The third portrait, a pencil illustration, depicts William Graeme Rhind, another early leader of the brethren movement, preaching to a crowd of people. The portraits can be found here.
The third set of material is a selection of late 19th and early 20th century directories of brethren assemblies in Britain, Europe, North and South America, Africa, Australasia and Asia. The directories were published in 1873, 1897, 1904 and 1933. The 1873 edition lists Exclusive brethren assemblies, whilst the other three directories relate to assemblies of the Open brethren. They were compiled with the intention of assisting members of the brethren who were travelling or moving to find assemblies in their new location. It was the custom for members of the brethren to travel with a letter of commendation from their own/previous assembly.
The directories published by 1897 and 1904 was compiled by J.W. Jordan of Greenwich, and the 1933 edition was edited by HYP (Henry Pickering). There is a significant increase in size and number of assemblies in the 1933 edition when compared to the 1897 list, providing evidence of the continuing growth of the brethren movement in the 35 years between the editions. The directories can be accessed here.
The final additions to our digital holdings is a set of images of prominent members of the brethren, which formerly adorned the walls of Merrion Hall, Dublin.

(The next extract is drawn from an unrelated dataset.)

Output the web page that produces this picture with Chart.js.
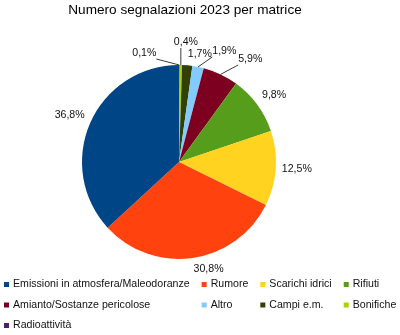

Dublin was the birthplace of the bible study meetings which would lead to the formation of the first brethren assemblies, and Merrion Hall was the first public meeting place for the movement. It opened in 1863, and could seat a congregation of 2,500 people. The photographs in this collection hung on the walls of the Merrion Hall until its sale by the brethren in 1988, and features brethren figures of the 19th and 20th centuries, including Reverend J. Denham Smith and W.H. Fry. Access to this material can be gained here.
The digitisation projects for the Christian Brethren Archive are made possible by the support and funding provided by the J.W. Laing Trust.
I was interested to read of the recent addition to the archive of Geoffrrey Bull’s photo album. If I may be allowed to comment on a possible error in the introduction in that I believe Bull was born in Eltham, London and although he married in Scotland and eventually lived and died there, I believe he was English.
As an aside I grew up in Lockerbie, Dumfriesshire and as a family attended the Brethren Assembly there. My father had been reading Bull’s ‘When Iron Gates Yield’ which contained a photograph of the author. One Sunday morning at the Breaking of Bread service he found himself sitting opposite a young couple visiting the assembly. He was most surprised to recognise the young man as Geoffrey Bull. He and his wife were had been married the previous day and had spent their first night at Lockerbie House Hotel. I suppose today there would be requests for a ‘selfie’, on that occasion a handshake sufficed, and a memory was created.
With thanks, Robert McAdam
Thank you Robert, for the information, and what a wonderful memory for your father, thanks for sharing with us.